Dataset extract ▸
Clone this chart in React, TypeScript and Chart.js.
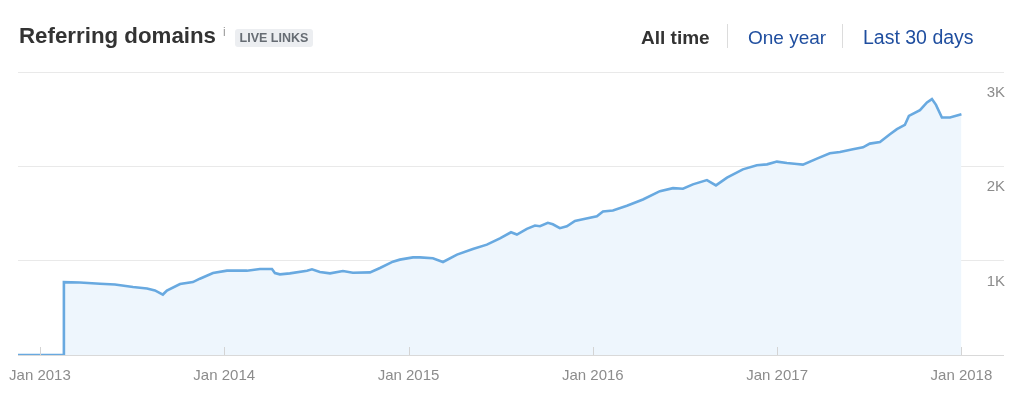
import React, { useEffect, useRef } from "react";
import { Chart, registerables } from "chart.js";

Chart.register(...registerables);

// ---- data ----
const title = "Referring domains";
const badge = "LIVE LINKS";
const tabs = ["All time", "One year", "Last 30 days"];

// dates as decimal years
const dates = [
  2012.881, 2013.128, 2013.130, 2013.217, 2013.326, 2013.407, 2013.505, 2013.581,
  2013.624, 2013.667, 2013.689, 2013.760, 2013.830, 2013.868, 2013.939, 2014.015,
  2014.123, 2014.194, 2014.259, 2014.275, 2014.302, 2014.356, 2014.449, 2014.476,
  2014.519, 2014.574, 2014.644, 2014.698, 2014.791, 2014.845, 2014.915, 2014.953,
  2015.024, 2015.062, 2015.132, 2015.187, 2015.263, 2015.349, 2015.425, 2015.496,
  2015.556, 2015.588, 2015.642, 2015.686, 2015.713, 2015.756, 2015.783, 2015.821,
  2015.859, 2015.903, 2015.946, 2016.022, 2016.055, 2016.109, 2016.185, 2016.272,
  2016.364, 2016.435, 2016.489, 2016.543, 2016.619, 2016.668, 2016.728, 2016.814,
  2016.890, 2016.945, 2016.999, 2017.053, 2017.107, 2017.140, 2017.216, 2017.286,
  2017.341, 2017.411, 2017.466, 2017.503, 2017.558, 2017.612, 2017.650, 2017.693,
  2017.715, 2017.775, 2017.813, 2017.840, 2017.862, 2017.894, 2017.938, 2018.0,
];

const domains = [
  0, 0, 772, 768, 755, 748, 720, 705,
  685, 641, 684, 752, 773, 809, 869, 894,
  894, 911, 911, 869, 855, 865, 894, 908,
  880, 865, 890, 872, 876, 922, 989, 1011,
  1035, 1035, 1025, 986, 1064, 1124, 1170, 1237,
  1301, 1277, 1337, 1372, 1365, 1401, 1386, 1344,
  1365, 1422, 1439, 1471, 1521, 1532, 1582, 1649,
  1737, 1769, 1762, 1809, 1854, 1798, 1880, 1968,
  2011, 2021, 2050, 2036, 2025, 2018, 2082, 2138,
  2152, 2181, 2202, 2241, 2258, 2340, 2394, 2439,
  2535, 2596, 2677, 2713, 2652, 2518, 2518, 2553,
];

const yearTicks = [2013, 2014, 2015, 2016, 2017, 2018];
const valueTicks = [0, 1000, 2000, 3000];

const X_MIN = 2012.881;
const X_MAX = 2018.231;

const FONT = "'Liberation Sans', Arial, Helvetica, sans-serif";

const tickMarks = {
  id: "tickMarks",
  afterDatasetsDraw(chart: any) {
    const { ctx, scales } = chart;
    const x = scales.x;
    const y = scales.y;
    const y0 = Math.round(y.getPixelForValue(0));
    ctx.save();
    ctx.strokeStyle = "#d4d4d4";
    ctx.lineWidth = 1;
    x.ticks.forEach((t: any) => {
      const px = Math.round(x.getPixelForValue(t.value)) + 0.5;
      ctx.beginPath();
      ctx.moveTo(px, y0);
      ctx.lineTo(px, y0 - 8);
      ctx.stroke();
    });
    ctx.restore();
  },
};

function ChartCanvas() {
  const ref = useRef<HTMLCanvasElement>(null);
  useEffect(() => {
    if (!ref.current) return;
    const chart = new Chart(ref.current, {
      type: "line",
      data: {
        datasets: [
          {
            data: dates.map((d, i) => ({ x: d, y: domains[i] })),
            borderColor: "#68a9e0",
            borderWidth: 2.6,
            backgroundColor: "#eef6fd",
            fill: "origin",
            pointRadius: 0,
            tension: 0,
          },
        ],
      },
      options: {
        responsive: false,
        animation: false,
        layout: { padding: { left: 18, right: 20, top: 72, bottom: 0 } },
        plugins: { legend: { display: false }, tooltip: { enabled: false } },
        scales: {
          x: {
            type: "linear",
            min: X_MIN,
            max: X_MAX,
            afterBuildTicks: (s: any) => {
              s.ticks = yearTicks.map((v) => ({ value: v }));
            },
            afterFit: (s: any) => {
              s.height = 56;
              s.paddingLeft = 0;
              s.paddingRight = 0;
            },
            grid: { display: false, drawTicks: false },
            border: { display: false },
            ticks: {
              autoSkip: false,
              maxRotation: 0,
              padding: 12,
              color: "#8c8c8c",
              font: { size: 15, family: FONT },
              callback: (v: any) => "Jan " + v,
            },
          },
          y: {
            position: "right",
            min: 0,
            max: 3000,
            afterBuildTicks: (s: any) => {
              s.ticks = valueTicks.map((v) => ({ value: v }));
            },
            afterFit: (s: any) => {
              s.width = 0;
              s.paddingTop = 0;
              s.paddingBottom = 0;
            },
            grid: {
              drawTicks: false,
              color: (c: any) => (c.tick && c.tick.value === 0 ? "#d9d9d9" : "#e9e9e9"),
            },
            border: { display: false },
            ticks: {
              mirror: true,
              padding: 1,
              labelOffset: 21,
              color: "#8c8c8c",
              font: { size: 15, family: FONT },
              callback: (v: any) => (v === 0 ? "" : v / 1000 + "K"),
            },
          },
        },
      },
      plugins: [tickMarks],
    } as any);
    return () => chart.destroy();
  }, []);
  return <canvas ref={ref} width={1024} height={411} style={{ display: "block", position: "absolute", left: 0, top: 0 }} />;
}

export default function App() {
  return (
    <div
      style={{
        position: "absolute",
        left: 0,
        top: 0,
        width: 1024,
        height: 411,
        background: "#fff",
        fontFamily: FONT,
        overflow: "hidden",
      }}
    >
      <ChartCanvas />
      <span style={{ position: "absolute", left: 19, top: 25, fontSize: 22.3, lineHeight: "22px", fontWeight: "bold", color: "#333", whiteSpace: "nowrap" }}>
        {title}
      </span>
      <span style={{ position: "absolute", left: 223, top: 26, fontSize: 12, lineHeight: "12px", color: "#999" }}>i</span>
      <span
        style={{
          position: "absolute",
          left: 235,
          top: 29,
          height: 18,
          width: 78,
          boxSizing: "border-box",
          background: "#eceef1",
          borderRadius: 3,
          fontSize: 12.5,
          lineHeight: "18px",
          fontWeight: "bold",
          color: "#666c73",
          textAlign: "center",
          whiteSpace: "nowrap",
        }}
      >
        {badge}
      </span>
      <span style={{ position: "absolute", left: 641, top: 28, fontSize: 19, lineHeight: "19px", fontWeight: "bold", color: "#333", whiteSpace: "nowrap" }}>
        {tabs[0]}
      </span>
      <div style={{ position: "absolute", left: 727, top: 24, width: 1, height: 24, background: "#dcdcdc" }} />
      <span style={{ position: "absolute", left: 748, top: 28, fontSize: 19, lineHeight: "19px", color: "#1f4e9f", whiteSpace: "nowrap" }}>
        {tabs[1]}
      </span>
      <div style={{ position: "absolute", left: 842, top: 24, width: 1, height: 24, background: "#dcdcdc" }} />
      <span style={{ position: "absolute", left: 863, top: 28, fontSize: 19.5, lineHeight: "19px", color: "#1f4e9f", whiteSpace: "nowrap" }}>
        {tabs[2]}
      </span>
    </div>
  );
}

Brief ▸
Write out the material above again, word for word, minus its pictures.

Task response ▸
Clone this chart in React, TypeScript and Chart.js.
import React, { useEffect, useRef } from "react";
import { Chart, registerables } from "chart.js";

Chart.register(...registerables);

// ---- data ----
const title = "Referring domains";
const badge = "LIVE LINKS";
const tabs = ["All time", "One year", "Last 30 days"];

// dates as decimal years
const dates = [
  2012.881, 2013.128, 2013.130, 2013.217, 2013.326, 2013.407, 2013.505, 2013.581,
  2013.624, 2013.667, 2013.689, 2013.760, 2013.830, 2013.868, 2013.939, 2014.015,
  2014.123, 2014.194, 2014.259, 2014.275, 2014.302, 2014.356, 2014.449, 2014.476,
  2014.519, 2014.574, 2014.644, 2014.698, 2014.791, 2014.845, 2014.915, 2014.953,
  2015.024, 2015.062, 2015.132, 2015.187, 2015.263, 2015.349, 2015.425, 2015.496,
  2015.556, 2015.588, 2015.642, 2015.686, 2015.713, 2015.756, 2015.783, 2015.821,
  2015.859, 2015.903, 2015.946, 2016.022, 2016.055, 2016.109, 2016.185, 2016.272,
  2016.364, 2016.435, 2016.489, 2016.543, 2016.619, 2016.668, 2016.728, 2016.814,
  2016.890, 2016.945, 2016.999, 2017.053, 2017.107, 2017.140, 2017.216, 2017.286,
  2017.341, 2017.411, 2017.466, 2017.503, 2017.558, 2017.612, 2017.650, 2017.693,
  2017.715, 2017.775, 2017.813, 2017.840, 2017.862, 2017.894, 2017.938, 2018.0,
];

const domains = [
  0, 0, 772, 768, 755, 748, 720, 705,
  685, 641, 684, 752, 773, 809, 869, 894,
  894, 911, 911, 869, 855, 865, 894, 908,
  880, 865, 890, 872, 876, 922, 989, 1011,
  1035, 1035, 1025, 986, 1064, 1124, 1170, 1237,
  1301, 1277, 1337, 1372, 1365, 1401, 1386, 1344,
  1365, 1422, 1439, 1471, 1521, 1532, 1582, 1649,
  1737, 1769, 1762, 1809, 1854, 1798, 1880, 1968,
  2011, 2021, 2050, 2036, 2025, 2018, 2082, 2138,
  2152, 2181, 2202, 2241, 2258, 2340, 2394, 2439,
  2535, 2596, 2677, 2713, 2652, 2518, 2518, 2553,
];

const yearTicks = [2013, 2014, 2015, 2016, 2017, 2018];
const valueTicks = [0, 1000, 2000, 3000];

const X_MIN = 2012.881;
const X_MAX = 2018.231;

const FONT = "'Liberation Sans', Arial, Helvetica, sans-serif";

const tickMarks = {
  id: "tickMarks",
  afterDatasetsDraw(chart: any) {
    const { ctx, scales } = chart;
    const x = scales.x;
    const y = scales.y;
    const y0 = Math.round(y.getPixelForValue(0));
    ctx.save();
    ctx.strokeStyle = "#d4d4d4";
    ctx.lineWidth = 1;
    x.ticks.forEach((t: any) => {
      const px = Math.round(x.getPixelForValue(t.value)) + 0.5;
      ctx.beginPath();
      ctx.moveTo(px, y0);
      ctx.lineTo(px, y0 - 8);
      ctx.stroke();
    });
    ctx.restore();
  },
};

function ChartCanvas() {
  const ref = useRef<HTMLCanvasElement>(null);
  useEffect(() => {
    if (!ref.current) return;
    const chart = new Chart(ref.current, {
      type: "line",
      data: {
        datasets: [
          {
            data: dates.map((d, i) => ({ x: d, y: domains[i] })),
            borderColor: "#68a9e0",
            borderWidth: 2.6,
            backgroundColor: "#eef6fd",
            fill: "origin",
            pointRadius: 0,
            tension: 0,
          },
        ],
      },
      options: {
        responsive: false,
        animation: false,
        layout: { padding: { left: 18, right: 20, top: 72, bottom: 0 } },
        plugins: { legend: { display: false }, tooltip: { enabled: false } },
        scales: {
          x: {
            type: "linear",
            min: X_MIN,
            max: X_MAX,
            afterBuildTicks: (s: any) => {
              s.ticks = yearTicks.map((v) => ({ value: v }));
            },
            afterFit: (s: any) => {
              s.height = 56;
              s.paddingLeft = 0;
              s.paddingRight = 0;
            },
            grid: { display: false, drawTicks: false },
            border: { display: false },
            ticks: {
              autoSkip: false,
              maxRotation: 0,
              padding: 12,
              color: "#8c8c8c",
              font: { size: 15, family: FONT },
              callback: (v: any) => "Jan " + v,
            },
          },
          y: {
            position: "right",
            min: 0,
            max: 3000,
            afterBuildTicks: (s: any) => {
              s.ticks = valueTicks.map((v) => ({ value: v }));
            },
            afterFit: (s: any) => {
              s.width = 0;
              s.paddingTop = 0;
              s.paddingBottom = 0;
            },
            grid: {
              drawTicks: false,
              color: (c: any) => (c.tick && c.tick.value === 0 ? "#d9d9d9" : "#e9e9e9"),
            },
            border: { display: false },
            ticks: {
              mirror: true,
              padding: 1,
              labelOffset: 21,
              color: "#8c8c8c",
              font: { size: 15, family: FONT },
              callback: (v: any) => (v === 0 ? "" : v / 1000 + "K"),
            },
          },
        },
      },
      plugins: [tickMarks],
    } as any);
    return () => chart.destroy();
  }, []);
  return <canvas ref={ref} width={1024} height={411} style={{ display: "block", position: "absolute", left: 0, top: 0 }} />;
}

export default function App() {
  return (
    <div
      style={{
        position: "absolute",
        left: 0,
        top: 0,
        width: 1024,
        height: 411,
        background: "#fff",
        fontFamily: FONT,
        overflow: "hidden",
      }}
    >
      <ChartCanvas />
      <span style={{ position: "absolute", left: 19, top: 25, fontSize: 22.3, lineHeight: "22px", fontWeight: "bold", color: "#333", whiteSpace: "nowrap" }}>
        {title}
      </span>
      <span style={{ position: "absolute", left: 223, top: 26, fontSize: 12, lineHeight: "12px", color: "#999" }}>i</span>
      <span
        style={{
          position: "absolute",
          left: 235,
          top: 29,
          height: 18,
          width: 78,
          boxSizing: "border-box",
          background: "#eceef1",
          borderRadius: 3,
          fontSize: 12.5,
          lineHeight: "18px",
          fontWeight: "bold",
          color: "#666c73",
          textAlign: "center",
          whiteSpace: "nowrap",
        }}
      >
        {badge}
      </span>
      <span style={{ position: "absolute", left: 641, top: 28, fontSize: 19, lineHeight: "19px", fontWeight: "bold", color: "#333", whiteSpace: "nowrap" }}>
        {tabs[0]}
      </span>
      <div style={{ position: "absolute", left: 727, top: 24, width: 1, height: 24, background: "#dcdcdc" }} />
      <span style={{ position: "absolute", left: 748, top: 28, fontSize: 19, lineHeight: "19px", color: "#1f4e9f", whiteSpace: "nowrap" }}>
        {tabs[1]}
      </span>
      <div style={{ position: "absolute", left: 842, top: 24, width: 1, height: 24, background: "#dcdcdc" }} />
      <span style={{ position: "absolute", left: 863, top: 28, fontSize: 19.5, lineHeight: "19px", color: "#1f4e9f", whiteSpace: "nowrap" }}>
        {tabs[2]}
      </span>
    </div>
  );
}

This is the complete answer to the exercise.